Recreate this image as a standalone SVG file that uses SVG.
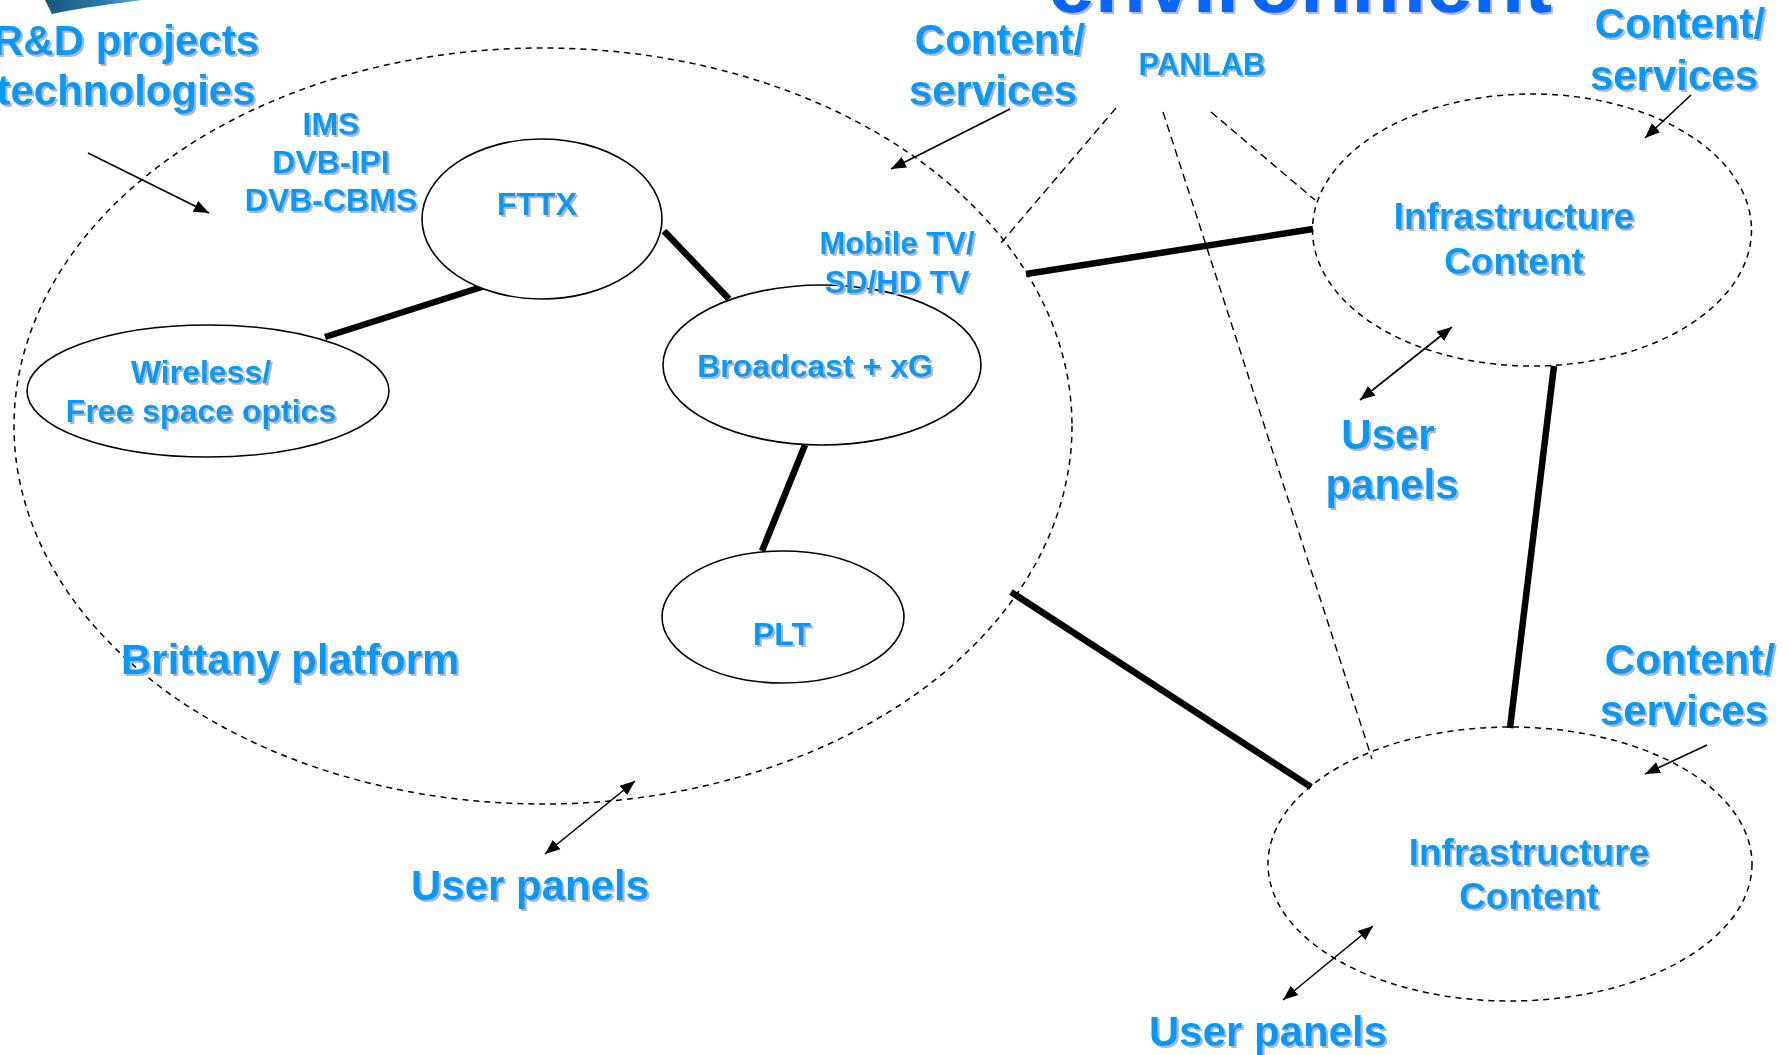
<svg xmlns="http://www.w3.org/2000/svg" width="1788" height="1055" viewBox="0 0 1788 1055">
<defs>
<style>
.t{font-family:"Liberation Sans",Arial,Helvetica,sans-serif;font-weight:bold;fill:#0099FF;filter:url(#sh)}
.lg{font-size:42px}
.md{font-size:32px}
.inf{font-size:37px}
.node{fill:#fff;stroke:#000;stroke-width:1.6}
.dnode{fill:none;stroke:#000;stroke-width:1.5;stroke-dasharray:6 5}
.thick{stroke:#000;stroke-width:6.5;fill:none}
.dash{stroke:#000;stroke-width:1.4;stroke-dasharray:8 5;fill:none}
.arr{stroke:#000;stroke-width:1.6;fill:none}
</style>
<filter id="sh" x="-5%" y="-30%" width="115%" height="160%">
<feOffset in="SourceAlpha" dx="2" dy="2" result="o"/>
<feFlood flood-color="#b8b8b8"/>
<feComposite in2="o" operator="in" result="s"/>
<feMerge><feMergeNode in="s"/><feMergeNode in="SourceGraphic"/></feMerge>
</filter>
<marker id="ah" markerUnits="userSpaceOnUse" markerWidth="16" markerHeight="13" refX="15" refY="6" orient="auto-start-reverse" viewBox="0 0 16 12">
<path d="M0,0 L15,6 L0,12 z" fill="#000"/>
</marker>
<linearGradient id="lgo" x1="0" y1="0" x2="1" y2="0">
<stop offset="0" stop-color="#17577d"/>
<stop offset="0.6" stop-color="#2a7aa6"/>
<stop offset="1" stop-color="#6aa8cc"/>
</linearGradient>
</defs>
<rect width="1788" height="1055" fill="#fff"/>

<path id="logo" d="M45,0 L142,0 C114,4 84,7 52,14 Z" fill="url(#lgo)"/>
<text class="t" x="1300" y="12" text-anchor="middle" style="font-size:84px;fill:#0066FF">environment</text>

<g id="connectors">
<line class="dash" x1="1116" y1="108" x2="1001" y2="243"/>
<line class="dash" x1="1163" y1="112" x2="1372" y2="759"/>
<line class="dash" x1="1211" y1="112" x2="1315" y2="200"/>
<line class="thick" x1="488" y1="285" x2="325" y2="337"/>
<line class="thick" x1="664" y1="231" x2="729" y2="299"/>
<line class="thick" x1="805" y1="445" x2="762" y2="551"/>
<line class="thick" x1="1026" y1="274" x2="1313" y2="229"/>
<line class="thick" x1="1011" y1="592" x2="1311" y2="787"/>
<line class="thick" x1="1554" y1="366" x2="1510" y2="728"/>
<line class="arr" x1="88" y1="153" x2="209" y2="213" marker-end="url(#ah)"/>
<line class="arr" x1="1010" y1="109" x2="891" y2="169" marker-end="url(#ah)"/>
<line class="arr" x1="1691" y1="95" x2="1645" y2="138" marker-end="url(#ah)"/>
<line class="arr" x1="1707" y1="745" x2="1645" y2="774" marker-end="url(#ah)"/>
<line class="arr" x1="635" y1="781" x2="545" y2="854" marker-start="url(#ah)" marker-end="url(#ah)"/>
<line class="arr" x1="1452" y1="327" x2="1360" y2="400" marker-start="url(#ah)" marker-end="url(#ah)"/>
<line class="arr" x1="1373" y1="926" x2="1283" y2="1000" marker-start="url(#ah)" marker-end="url(#ah)"/>
</g>

<g id="brittany">
<ellipse class="dnode" cx="543" cy="426" rx="529" ry="378"/>
<text class="t lg" x="121" y="674">Brittany platform</text>
</g>

<g id="fttx">
<ellipse class="node" cx="542" cy="219" rx="120" ry="80"/>
<text class="t md" x="537" y="215" text-anchor="middle">FTTX</text>
</g>

<g id="wireless">
<ellipse class="node" cx="208" cy="391" rx="181" ry="66"/>
<text class="t md" text-anchor="middle"><tspan x="201" y="383">Wireless/</tspan><tspan x="201" y="422">Free space optics</tspan></text>
</g>

<g id="broadcast">
<ellipse class="node" cx="822" cy="365" rx="159" ry="80"/>
<text class="t md" x="815" y="377" text-anchor="middle">Broadcast + xG</text>
</g>

<g id="plt">
<ellipse class="node" cx="783" cy="617" rx="121" ry="66"/>
<text class="t md" x="782" y="645" text-anchor="middle">PLT</text>
</g>

<g id="infra-top">
<ellipse class="dnode" cx="1532" cy="230" rx="219.5" ry="136"/>
<text class="t inf" text-anchor="middle"><tspan x="1514" y="229">Infrastructure</tspan><tspan x="1514" y="274">Content</tspan></text>
</g>

<g id="infra-bottom">
<ellipse class="dnode" cx="1510" cy="864" rx="242" ry="137"/>
<text class="t inf" text-anchor="middle"><tspan x="1529" y="865">Infrastructure</tspan><tspan x="1529" y="909">Content</tspan></text>
</g>

<g id="labels">
<text class="t lg" text-anchor="middle"><tspan x="126" y="55">R&amp;D projects</tspan><tspan x="126" y="105">technologies</tspan></text>
<text class="t md" text-anchor="middle"><tspan x="331" y="135">IMS</tspan><tspan x="331" y="173">DVB-IPI</tspan><tspan x="331" y="211">DVB-CBMS</tspan></text>
<text class="t md" text-anchor="middle" style="font-size:31px"><tspan x="897" y="254">Mobile TV/</tspan><tspan x="897" y="293">SD/HD TV</tspan></text>
<text class="t md" x="1202" y="75" text-anchor="middle" style="font-size:31px">PANLAB</text>
<text class="t lg" text-anchor="middle"><tspan x="1000" y="54">Content/</tspan><tspan x="993" y="105">services</tspan></text>
<text class="t lg" text-anchor="middle"><tspan x="1680" y="38">Content/</tspan><tspan x="1674" y="90">services</tspan></text>
<text class="t lg" text-anchor="middle"><tspan x="1690" y="674">Content/</tspan><tspan x="1684" y="725">services</tspan></text>
<text class="t lg" text-anchor="middle"><tspan x="1388" y="449">User</tspan><tspan x="1392" y="499">panels</tspan></text>
<text class="t lg" x="530" y="900" text-anchor="middle">User panels</text>
<text class="t lg" x="1268" y="1046" text-anchor="middle">User panels</text>
</g>
</svg>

**Exercise prompt**. Repeat the listing in full and exactly. Do not include any images.

**Answer in full**.
Recreate this image as a standalone SVG file that uses SVG.
<svg xmlns="http://www.w3.org/2000/svg" width="1788" height="1055" viewBox="0 0 1788 1055">
<defs>
<style>
.t{font-family:"Liberation Sans",Arial,Helvetica,sans-serif;font-weight:bold;fill:#0099FF;filter:url(#sh)}
.lg{font-size:42px}
.md{font-size:32px}
.inf{font-size:37px}
.node{fill:#fff;stroke:#000;stroke-width:1.6}
.dnode{fill:none;stroke:#000;stroke-width:1.5;stroke-dasharray:6 5}
.thick{stroke:#000;stroke-width:6.5;fill:none}
.dash{stroke:#000;stroke-width:1.4;stroke-dasharray:8 5;fill:none}
.arr{stroke:#000;stroke-width:1.6;fill:none}
</style>
<filter id="sh" x="-5%" y="-30%" width="115%" height="160%">
<feOffset in="SourceAlpha" dx="2" dy="2" result="o"/>
<feFlood flood-color="#b8b8b8"/>
<feComposite in2="o" operator="in" result="s"/>
<feMerge><feMergeNode in="s"/><feMergeNode in="SourceGraphic"/></feMerge>
</filter>
<marker id="ah" markerUnits="userSpaceOnUse" markerWidth="16" markerHeight="13" refX="15" refY="6" orient="auto-start-reverse" viewBox="0 0 16 12">
<path d="M0,0 L15,6 L0,12 z" fill="#000"/>
</marker>
<linearGradient id="lgo" x1="0" y1="0" x2="1" y2="0">
<stop offset="0" stop-color="#17577d"/>
<stop offset="0.6" stop-color="#2a7aa6"/>
<stop offset="1" stop-color="#6aa8cc"/>
</linearGradient>
</defs>
<rect width="1788" height="1055" fill="#fff"/>

<path id="logo" d="M45,0 L142,0 C114,4 84,7 52,14 Z" fill="url(#lgo)"/>
<text class="t" x="1300" y="12" text-anchor="middle" style="font-size:84px;fill:#0066FF">environment</text>

<g id="connectors">
<line class="dash" x1="1116" y1="108" x2="1001" y2="243"/>
<line class="dash" x1="1163" y1="112" x2="1372" y2="759"/>
<line class="dash" x1="1211" y1="112" x2="1315" y2="200"/>
<line class="thick" x1="488" y1="285" x2="325" y2="337"/>
<line class="thick" x1="664" y1="231" x2="729" y2="299"/>
<line class="thick" x1="805" y1="445" x2="762" y2="551"/>
<line class="thick" x1="1026" y1="274" x2="1313" y2="229"/>
<line class="thick" x1="1011" y1="592" x2="1311" y2="787"/>
<line class="thick" x1="1554" y1="366" x2="1510" y2="728"/>
<line class="arr" x1="88" y1="153" x2="209" y2="213" marker-end="url(#ah)"/>
<line class="arr" x1="1010" y1="109" x2="891" y2="169" marker-end="url(#ah)"/>
<line class="arr" x1="1691" y1="95" x2="1645" y2="138" marker-end="url(#ah)"/>
<line class="arr" x1="1707" y1="745" x2="1645" y2="774" marker-end="url(#ah)"/>
<line class="arr" x1="635" y1="781" x2="545" y2="854" marker-start="url(#ah)" marker-end="url(#ah)"/>
<line class="arr" x1="1452" y1="327" x2="1360" y2="400" marker-start="url(#ah)" marker-end="url(#ah)"/>
<line class="arr" x1="1373" y1="926" x2="1283" y2="1000" marker-start="url(#ah)" marker-end="url(#ah)"/>
</g>

<g id="brittany">
<ellipse class="dnode" cx="543" cy="426" rx="529" ry="378"/>
<text class="t lg" x="121" y="674">Brittany platform</text>
</g>

<g id="fttx">
<ellipse class="node" cx="542" cy="219" rx="120" ry="80"/>
<text class="t md" x="537" y="215" text-anchor="middle">FTTX</text>
</g>

<g id="wireless">
<ellipse class="node" cx="208" cy="391" rx="181" ry="66"/>
<text class="t md" text-anchor="middle"><tspan x="201" y="383">Wireless/</tspan><tspan x="201" y="422">Free space optics</tspan></text>
</g>

<g id="broadcast">
<ellipse class="node" cx="822" cy="365" rx="159" ry="80"/>
<text class="t md" x="815" y="377" text-anchor="middle">Broadcast + xG</text>
</g>

<g id="plt">
<ellipse class="node" cx="783" cy="617" rx="121" ry="66"/>
<text class="t md" x="782" y="645" text-anchor="middle">PLT</text>
</g>

<g id="infra-top">
<ellipse class="dnode" cx="1532" cy="230" rx="219.5" ry="136"/>
<text class="t inf" text-anchor="middle"><tspan x="1514" y="229">Infrastructure</tspan><tspan x="1514" y="274">Content</tspan></text>
</g>

<g id="infra-bottom">
<ellipse class="dnode" cx="1510" cy="864" rx="242" ry="137"/>
<text class="t inf" text-anchor="middle"><tspan x="1529" y="865">Infrastructure</tspan><tspan x="1529" y="909">Content</tspan></text>
</g>

<g id="labels">
<text class="t lg" text-anchor="middle"><tspan x="126" y="55">R&amp;D projects</tspan><tspan x="126" y="105">technologies</tspan></text>
<text class="t md" text-anchor="middle"><tspan x="331" y="135">IMS</tspan><tspan x="331" y="173">DVB-IPI</tspan><tspan x="331" y="211">DVB-CBMS</tspan></text>
<text class="t md" text-anchor="middle" style="font-size:31px"><tspan x="897" y="254">Mobile TV/</tspan><tspan x="897" y="293">SD/HD TV</tspan></text>
<text class="t md" x="1202" y="75" text-anchor="middle" style="font-size:31px">PANLAB</text>
<text class="t lg" text-anchor="middle"><tspan x="1000" y="54">Content/</tspan><tspan x="993" y="105">services</tspan></text>
<text class="t lg" text-anchor="middle"><tspan x="1680" y="38">Content/</tspan><tspan x="1674" y="90">services</tspan></text>
<text class="t lg" text-anchor="middle"><tspan x="1690" y="674">Content/</tspan><tspan x="1684" y="725">services</tspan></text>
<text class="t lg" text-anchor="middle"><tspan x="1388" y="449">User</tspan><tspan x="1392" y="499">panels</tspan></text>
<text class="t lg" x="530" y="900" text-anchor="middle">User panels</text>
<text class="t lg" x="1268" y="1046" text-anchor="middle">User panels</text>
</g>
</svg>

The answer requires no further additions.